EXERCISE REQUIREMENTS: Without the pictures, set down every line of the data exactly.

GIVEN INFORMATION:
#####

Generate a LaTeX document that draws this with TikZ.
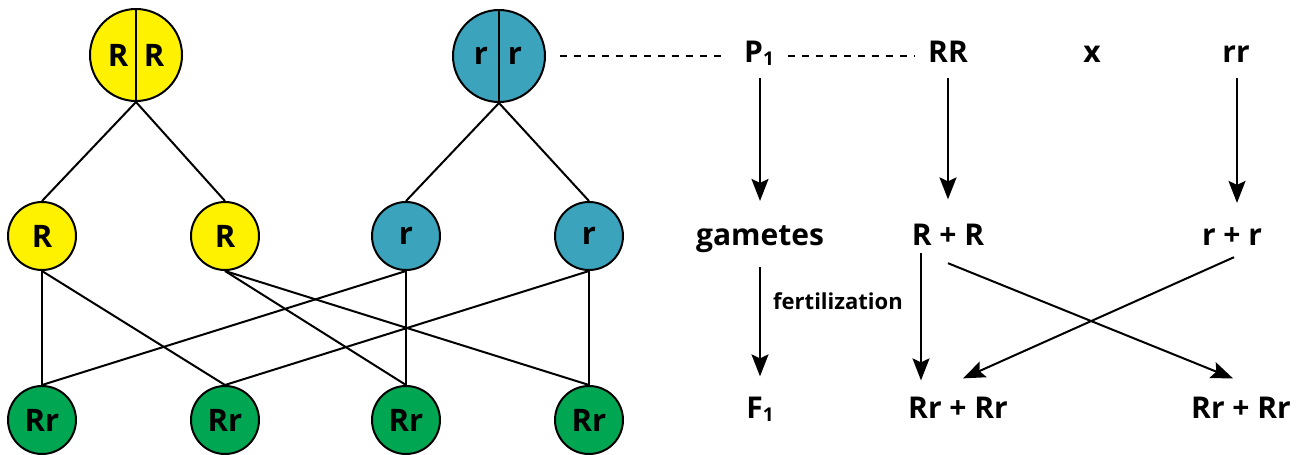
\documentclass[tikz,border=0pt]{standalone}
\usepackage{fontspec}
\setmainfont{Open Sans}
\usetikzlibrary{arrows.meta,calc}
\definecolor{cy}{HTML}{FFF200}
\definecolor{cb}{HTML}{3BA3BC}
\definecolor{cg}{HTML}{00A651}
\begin{document}
\begin{tikzpicture}[x=1pt,y=-1pt,
 gene/.style={circle, draw=black, line width=2pt, minimum size=68pt, inner sep=0pt, font=\fontsize{31}{31}\selectfont\bfseries},
 bigc/.style={circle, draw=black, line width=2pt, minimum size=92pt, inner sep=0pt},
 letter/.style={inner sep=0pt, font=\fontsize{31}{31}\selectfont\bfseries},
 lab/.style={anchor=base, inner sep=0pt, font=\fontsize{30}{30}\selectfont\bfseries},
 small/.style={anchor=base, inner sep=0pt, font=\fontsize{22}{22}\selectfont\bfseries},
 link/.style={line width=2pt},
 dashline/.style={line width=2.2pt, dash pattern=on 7pt off 7pt},
 arr/.style={line width=2pt, -{Stealth[length=22pt,width=17pt,inset=4pt]}}]
\useasboundingbox (0,0) rectangle (1301,455);
% parents
\node[bigc, fill=cy] (RR) at (136,55) {};
\draw[link] (RR.north) -- (RR.south);
\node[letter] (RRa) at (118,55) {R};
\node[letter] (RRb) at (154,55) {R};
\node[bigc, fill=cb] (rr) at (499,56) {};
\draw[link] (rr.north) -- (rr.south);
\node[letter] (rra) at (481,56) {r};
\node[letter] (rrb) at (515,56) {r};
% gametes
\node[gene, fill=cy] (R1) at (42,236) {R};
\node[gene, fill=cy] (R2) at (225,236) {R};
\node[gene, fill=cb] (r1) at (406,236) {r};
\node[gene, fill=cb] (r2) at (589,236) {r};
% offspring
\node[gene, fill=cg] (Rr1) at (42,420) {Rr};
\node[gene, fill=cg] (Rr2) at (225,420) {Rr};
\node[gene, fill=cg] (Rr3) at (406,420) {Rr};
\node[gene, fill=cg] (Rr4) at (589,420) {Rr};
% links
\draw[link] (RR.south) -- (R1.north);
\draw[link] (RR.south) -- (R2.north);
\draw[link] (rr.south) -- (r1.north);
\draw[link] (rr.south) -- (r2.north);
\draw[link] (R1.south) -- (Rr1.north);
\draw[link] (R1.south) -- (Rr2.north);
\draw[link] (R2.south) -- (Rr3.north);
\draw[link] (R2.south) -- (Rr4.north);
\draw[link] (r1.south) -- (Rr1.north);
\draw[link] (r1.south) -- (Rr3.north);
\draw[link] (r2.south) -- (Rr2.north);
\draw[link] (r2.south) -- (Rr4.north);
% right side
\node[lab] (P1) at (759,62) {P\raisebox{-3pt}{\fontsize{19}{19}\selectfont 1}};
\node[lab] (RRt) at (948,62) {RR};
\node[lab] (xx) at (1092,62) {x};
\node[lab] (rrt) at (1236,62) {rr};
\node[lab] (gam) at (760,245) {gametes};
\node[lab] (RpR) at (948,245) {R + R};
\node[lab] (rpr) at (1232,245) {r + r};
\node[small] (fert) at (838,309) {fertilization};
\node[lab] (F1) at (760,418) {F\raisebox{-3pt}{\fontsize{19}{19}\selectfont 1}};
\node[lab] (Rs1) at (958,418) {Rr + Rr};
\node[lab] (Rs2) at (1241,418) {Rr + Rr};
% dashed
\draw[dashline] ($(rr.east)+(14,0)$) -- ($(rr.east -| P1.west)+(-16,0)$);
\draw[dashline] ($(rr.east -| P1.east)+(14,0)$) -- ($(rr.east -| RRt.west)+(-13,0)$);
% arrows
\draw[arr] ($(gam.north |- P1.south)+(0,13)$) -- ($(gam.north)+(0,-24)$);
\draw[arr] ($(RRt.south)+(0,16)$) -- ($(RpR.north)+(0,-24)$);
\draw[arr] ($(rrt.south)+(1,16)$) -- ($(rrt.south |- rpr.north)+(1,-24)$);
\draw[arr] ($(gam.south)+(0,15)$) -- ($(F1.north)+(0,-20)$);
\draw[arr] ($(RpR.south -| 921,0)+(0,8)$) -- ($(Rs1.north -| 921,0)+(0,-16)$);
\draw[arr] ($(RpR.south)+(0,18)$) -- ($(Rs2.north)+(-8,-18)$);
\draw[arr] ($(rpr.south)+(2,12)$) -- ($(Rs1.north)+(5,-18)$);
\end{tikzpicture}
\end{document}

#####

SOLVED EXERCISE:
Generate a LaTeX document that draws this with TikZ.
\documentclass[tikz,border=0pt]{standalone}
\usepackage{fontspec}
\setmainfont{Open Sans}
\usetikzlibrary{arrows.meta,calc}
\definecolor{cy}{HTML}{FFF200}
\definecolor{cb}{HTML}{3BA3BC}
\definecolor{cg}{HTML}{00A651}
\begin{document}
\begin{tikzpicture}[x=1pt,y=-1pt,
 gene/.style={circle, draw=black, line width=2pt, minimum size=68pt, inner sep=0pt, font=\fontsize{31}{31}\selectfont\bfseries},
 bigc/.style={circle, draw=black, line width=2pt, minimum size=92pt, inner sep=0pt},
 letter/.style={inner sep=0pt, font=\fontsize{31}{31}\selectfont\bfseries},
 lab/.style={anchor=base, inner sep=0pt, font=\fontsize{30}{30}\selectfont\bfseries},
 small/.style={anchor=base, inner sep=0pt, font=\fontsize{22}{22}\selectfont\bfseries},
 link/.style={line width=2pt},
 dashline/.style={line width=2.2pt, dash pattern=on 7pt off 7pt},
 arr/.style={line width=2pt, -{Stealth[length=22pt,width=17pt,inset=4pt]}}]
\useasboundingbox (0,0) rectangle (1301,455);
% parents
\node[bigc, fill=cy] (RR) at (136,55) {};
\draw[link] (RR.north) -- (RR.south);
\node[letter] (RRa) at (118,55) {R};
\node[letter] (RRb) at (154,55) {R};
\node[bigc, fill=cb] (rr) at (499,56) {};
\draw[link] (rr.north) -- (rr.south);
\node[letter] (rra) at (481,56) {r};
\node[letter] (rrb) at (515,56) {r};
% gametes
\node[gene, fill=cy] (R1) at (42,236) {R};
\node[gene, fill=cy] (R2) at (225,236) {R};
\node[gene, fill=cb] (r1) at (406,236) {r};
\node[gene, fill=cb] (r2) at (589,236) {r};
% offspring
\node[gene, fill=cg] (Rr1) at (42,420) {Rr};
\node[gene, fill=cg] (Rr2) at (225,420) {Rr};
\node[gene, fill=cg] (Rr3) at (406,420) {Rr};
\node[gene, fill=cg] (Rr4) at (589,420) {Rr};
% links
\draw[link] (RR.south) -- (R1.north);
\draw[link] (RR.south) -- (R2.north);
\draw[link] (rr.south) -- (r1.north);
\draw[link] (rr.south) -- (r2.north);
\draw[link] (R1.south) -- (Rr1.north);
\draw[link] (R1.south) -- (Rr2.north);
\draw[link] (R2.south) -- (Rr3.north);
\draw[link] (R2.south) -- (Rr4.north);
\draw[link] (r1.south) -- (Rr1.north);
\draw[link] (r1.south) -- (Rr3.north);
\draw[link] (r2.south) -- (Rr2.north);
\draw[link] (r2.south) -- (Rr4.north);
% right side
\node[lab] (P1) at (759,62) {P\raisebox{-3pt}{\fontsize{19}{19}\selectfont 1}};
\node[lab] (RRt) at (948,62) {RR};
\node[lab] (xx) at (1092,62) {x};
\node[lab] (rrt) at (1236,62) {rr};
\node[lab] (gam) at (760,245) {gametes};
\node[lab] (RpR) at (948,245) {R + R};
\node[lab] (rpr) at (1232,245) {r + r};
\node[small] (fert) at (838,309) {fertilization};
\node[lab] (F1) at (760,418) {F\raisebox{-3pt}{\fontsize{19}{19}\selectfont 1}};
\node[lab] (Rs1) at (958,418) {Rr + Rr};
\node[lab] (Rs2) at (1241,418) {Rr + Rr};
% dashed
\draw[dashline] ($(rr.east)+(14,0)$) -- ($(rr.east -| P1.west)+(-16,0)$);
\draw[dashline] ($(rr.east -| P1.east)+(14,0)$) -- ($(rr.east -| RRt.west)+(-13,0)$);
% arrows
\draw[arr] ($(gam.north |- P1.south)+(0,13)$) -- ($(gam.north)+(0,-24)$);
\draw[arr] ($(RRt.south)+(0,16)$) -- ($(RpR.north)+(0,-24)$);
\draw[arr] ($(rrt.south)+(1,16)$) -- ($(rrt.south |- rpr.north)+(1,-24)$);
\draw[arr] ($(gam.south)+(0,15)$) -- ($(F1.north)+(0,-20)$);
\draw[arr] ($(RpR.south -| 921,0)+(0,8)$) -- ($(Rs1.north -| 921,0)+(0,-16)$);
\draw[arr] ($(RpR.south)+(0,18)$) -- ($(Rs2.north)+(-8,-18)$);
\draw[arr] ($(rpr.south)+(2,12)$) -- ($(Rs1.north)+(5,-18)$);
\end{tikzpicture}
\end{document}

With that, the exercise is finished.